Written request:
Will you output the lines between the ones holding "Convert this chart to Observable Plot code." and "const annotationY = [23758, 22937, 20086];", inclusive, exactly as they stand, and only those lines, with the pictures left out?
[begin Material for the task]
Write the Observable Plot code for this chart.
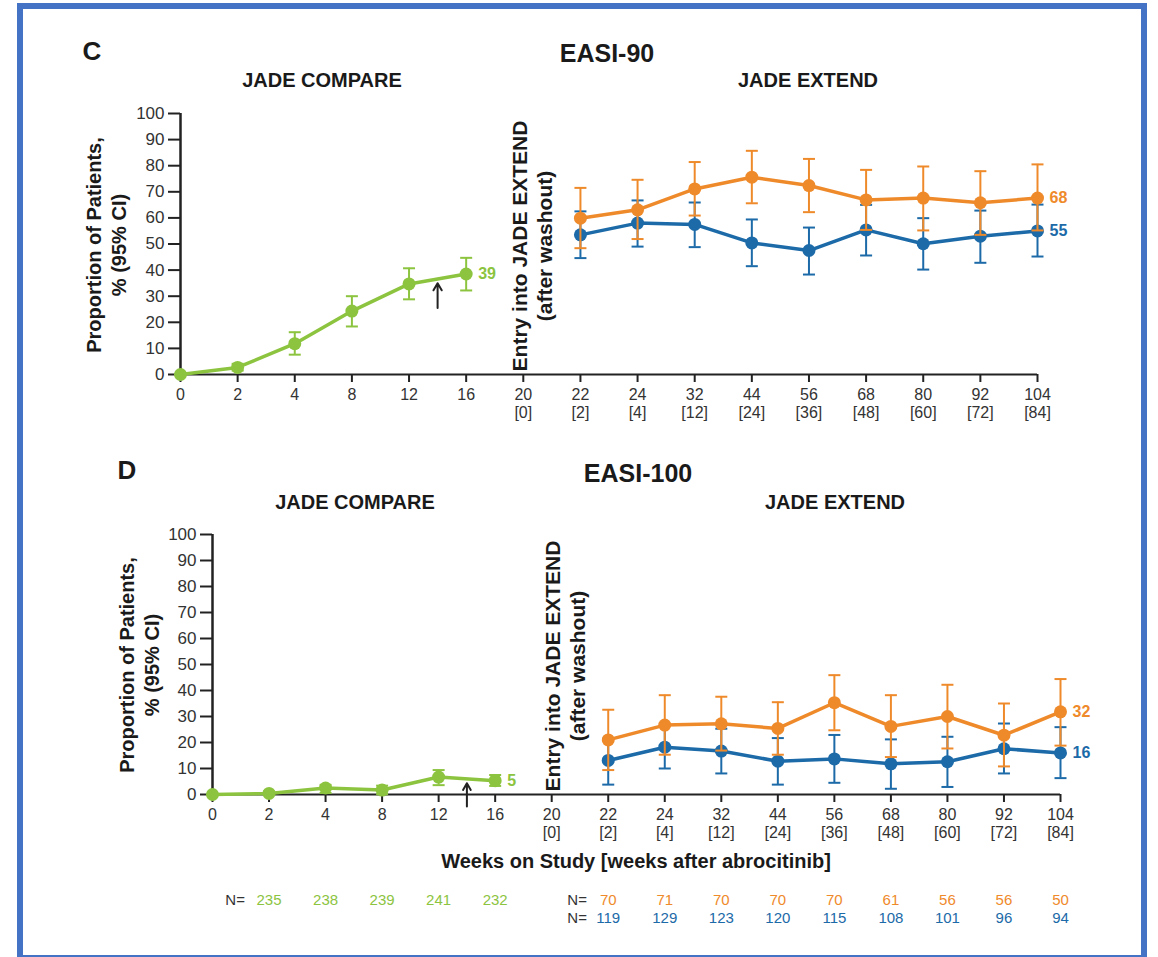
[end Material for the task]
[begin Material for the task]
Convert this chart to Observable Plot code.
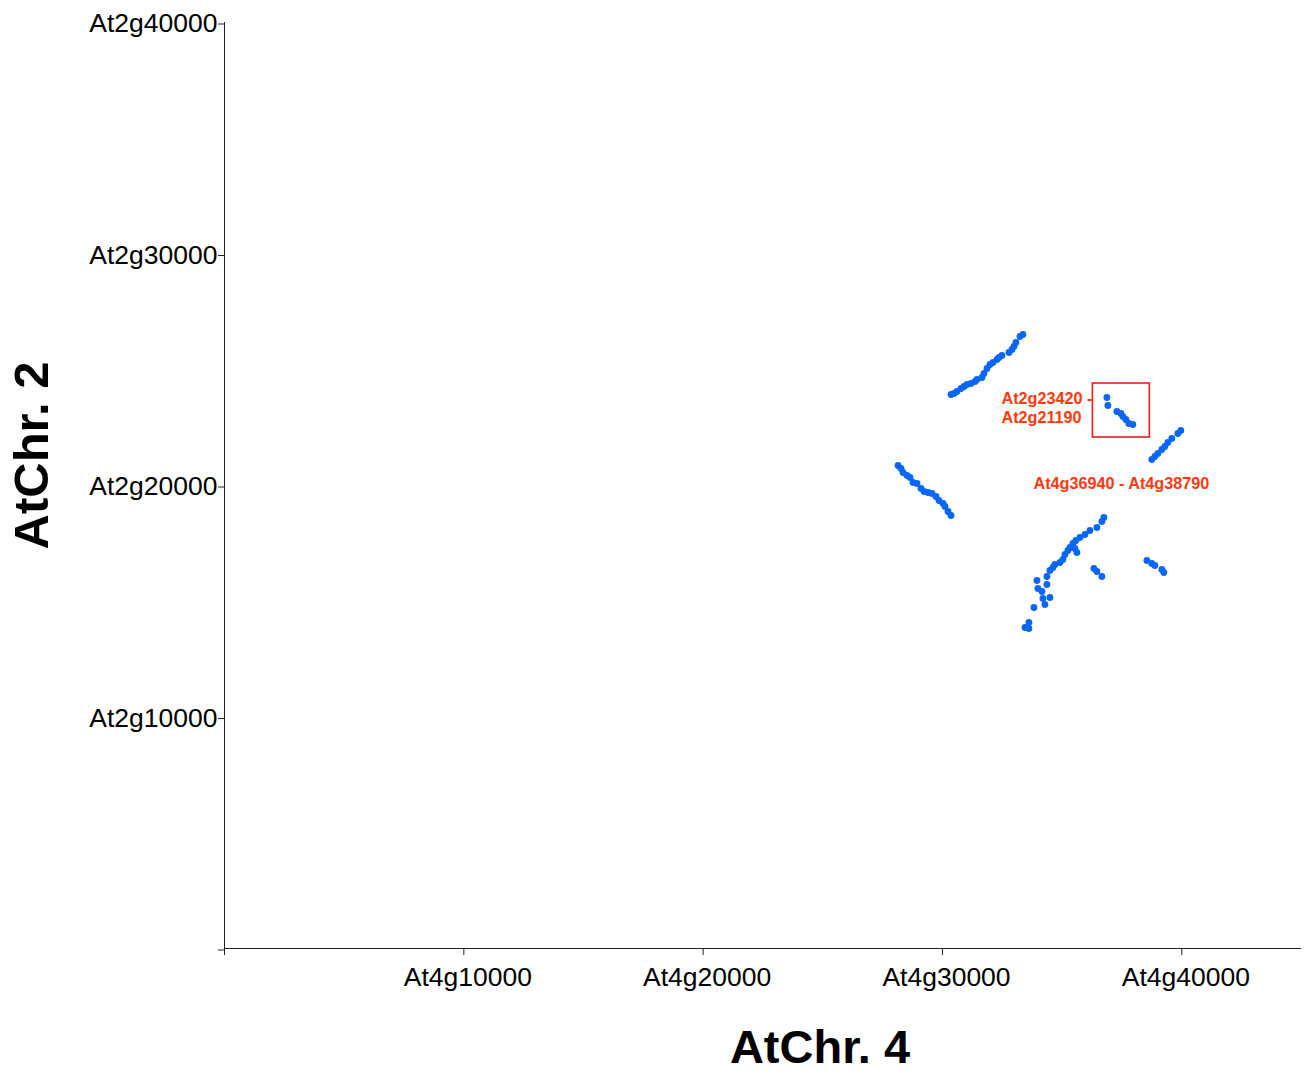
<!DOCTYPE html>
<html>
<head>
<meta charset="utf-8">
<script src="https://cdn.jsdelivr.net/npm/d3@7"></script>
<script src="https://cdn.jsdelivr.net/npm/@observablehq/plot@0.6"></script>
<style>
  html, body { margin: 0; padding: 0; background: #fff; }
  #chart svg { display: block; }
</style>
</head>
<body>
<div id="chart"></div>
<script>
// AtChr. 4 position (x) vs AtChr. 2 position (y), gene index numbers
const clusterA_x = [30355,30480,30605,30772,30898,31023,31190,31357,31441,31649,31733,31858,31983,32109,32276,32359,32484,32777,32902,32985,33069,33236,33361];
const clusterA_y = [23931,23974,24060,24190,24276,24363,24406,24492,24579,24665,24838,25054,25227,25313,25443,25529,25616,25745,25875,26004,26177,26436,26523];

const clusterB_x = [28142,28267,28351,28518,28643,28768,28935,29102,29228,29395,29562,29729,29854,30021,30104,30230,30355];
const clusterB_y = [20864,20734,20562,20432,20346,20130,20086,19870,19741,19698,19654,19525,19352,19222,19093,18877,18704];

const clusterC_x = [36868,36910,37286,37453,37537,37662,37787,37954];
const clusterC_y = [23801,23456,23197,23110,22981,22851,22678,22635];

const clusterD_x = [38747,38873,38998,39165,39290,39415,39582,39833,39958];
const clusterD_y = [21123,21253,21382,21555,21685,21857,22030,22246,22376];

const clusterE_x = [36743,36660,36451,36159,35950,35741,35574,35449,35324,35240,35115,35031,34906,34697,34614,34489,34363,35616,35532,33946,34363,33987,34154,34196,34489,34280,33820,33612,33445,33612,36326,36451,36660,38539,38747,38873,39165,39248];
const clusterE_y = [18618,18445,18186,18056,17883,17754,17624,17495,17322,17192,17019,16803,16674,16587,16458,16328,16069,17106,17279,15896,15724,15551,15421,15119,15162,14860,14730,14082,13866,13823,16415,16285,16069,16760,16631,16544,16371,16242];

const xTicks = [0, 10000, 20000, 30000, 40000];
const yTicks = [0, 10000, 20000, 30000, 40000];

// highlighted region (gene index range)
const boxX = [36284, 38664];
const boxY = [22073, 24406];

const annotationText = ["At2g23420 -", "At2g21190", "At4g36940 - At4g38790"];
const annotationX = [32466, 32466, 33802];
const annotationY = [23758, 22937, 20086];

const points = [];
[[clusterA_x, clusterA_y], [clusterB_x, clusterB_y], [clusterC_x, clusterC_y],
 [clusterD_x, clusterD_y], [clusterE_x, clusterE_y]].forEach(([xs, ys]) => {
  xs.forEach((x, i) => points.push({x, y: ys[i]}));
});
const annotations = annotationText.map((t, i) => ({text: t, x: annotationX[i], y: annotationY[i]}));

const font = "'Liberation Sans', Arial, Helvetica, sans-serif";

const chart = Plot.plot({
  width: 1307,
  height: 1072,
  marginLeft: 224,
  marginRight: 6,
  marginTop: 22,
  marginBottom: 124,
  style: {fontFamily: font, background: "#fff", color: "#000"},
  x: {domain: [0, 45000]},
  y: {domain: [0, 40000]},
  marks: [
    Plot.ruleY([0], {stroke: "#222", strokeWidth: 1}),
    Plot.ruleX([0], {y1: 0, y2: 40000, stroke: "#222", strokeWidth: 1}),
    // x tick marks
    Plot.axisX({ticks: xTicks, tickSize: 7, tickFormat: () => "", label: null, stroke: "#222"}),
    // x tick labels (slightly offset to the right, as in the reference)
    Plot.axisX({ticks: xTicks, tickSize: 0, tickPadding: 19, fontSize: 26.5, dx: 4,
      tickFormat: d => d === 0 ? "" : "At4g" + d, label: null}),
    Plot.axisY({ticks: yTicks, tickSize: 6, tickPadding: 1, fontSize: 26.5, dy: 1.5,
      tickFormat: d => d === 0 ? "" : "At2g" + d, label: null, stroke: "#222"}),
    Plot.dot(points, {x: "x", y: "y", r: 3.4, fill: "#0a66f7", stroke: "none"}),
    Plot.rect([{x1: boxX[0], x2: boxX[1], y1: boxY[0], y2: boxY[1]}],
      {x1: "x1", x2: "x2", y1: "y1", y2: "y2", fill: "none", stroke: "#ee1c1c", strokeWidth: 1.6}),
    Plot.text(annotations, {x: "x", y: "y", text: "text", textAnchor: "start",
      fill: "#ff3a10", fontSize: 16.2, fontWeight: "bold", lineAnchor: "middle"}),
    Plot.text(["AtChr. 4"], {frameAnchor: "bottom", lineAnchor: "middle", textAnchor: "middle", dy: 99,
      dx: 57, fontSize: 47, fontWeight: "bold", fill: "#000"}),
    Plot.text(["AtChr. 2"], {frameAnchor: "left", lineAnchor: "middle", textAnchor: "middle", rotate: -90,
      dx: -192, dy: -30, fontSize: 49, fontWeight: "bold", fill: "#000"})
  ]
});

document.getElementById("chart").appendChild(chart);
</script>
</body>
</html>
[end Material for the task]
Answer below:
Convert this chart to Observable Plot code.
<!DOCTYPE html>
<html>
<head>
<meta charset="utf-8">
<script src="https://cdn.jsdelivr.net/npm/d3@7"></script>
<script src="https://cdn.jsdelivr.net/npm/@observablehq/plot@0.6"></script>
<style>
  html, body { margin: 0; padding: 0; background: #fff; }
  #chart svg { display: block; }
</style>
</head>
<body>
<div id="chart"></div>
<script>
// AtChr. 4 position (x) vs AtChr. 2 position (y), gene index numbers
const clusterA_x = [30355,30480,30605,30772,30898,31023,31190,31357,31441,31649,31733,31858,31983,32109,32276,32359,32484,32777,32902,32985,33069,33236,33361];
const clusterA_y = [23931,23974,24060,24190,24276,24363,24406,24492,24579,24665,24838,25054,25227,25313,25443,25529,25616,25745,25875,26004,26177,26436,26523];

const clusterB_x = [28142,28267,28351,28518,28643,28768,28935,29102,29228,29395,29562,29729,29854,30021,30104,30230,30355];
const clusterB_y = [20864,20734,20562,20432,20346,20130,20086,19870,19741,19698,19654,19525,19352,19222,19093,18877,18704];

const clusterC_x = [36868,36910,37286,37453,37537,37662,37787,37954];
const clusterC_y = [23801,23456,23197,23110,22981,22851,22678,22635];

const clusterD_x = [38747,38873,38998,39165,39290,39415,39582,39833,39958];
const clusterD_y = [21123,21253,21382,21555,21685,21857,22030,22246,22376];

const clusterE_x = [36743,36660,36451,36159,35950,35741,35574,35449,35324,35240,35115,35031,34906,34697,34614,34489,34363,35616,35532,33946,34363,33987,34154,34196,34489,34280,33820,33612,33445,33612,36326,36451,36660,38539,38747,38873,39165,39248];
const clusterE_y = [18618,18445,18186,18056,17883,17754,17624,17495,17322,17192,17019,16803,16674,16587,16458,16328,16069,17106,17279,15896,15724,15551,15421,15119,15162,14860,14730,14082,13866,13823,16415,16285,16069,16760,16631,16544,16371,16242];

const xTicks = [0, 10000, 20000, 30000, 40000];
const yTicks = [0, 10000, 20000, 30000, 40000];

// highlighted region (gene index range)
const boxX = [36284, 38664];
const boxY = [22073, 24406];

const annotationText = ["At2g23420 -", "At2g21190", "At4g36940 - At4g38790"];
const annotationX = [32466, 32466, 33802];
const annotationY = [23758, 22937, 20086];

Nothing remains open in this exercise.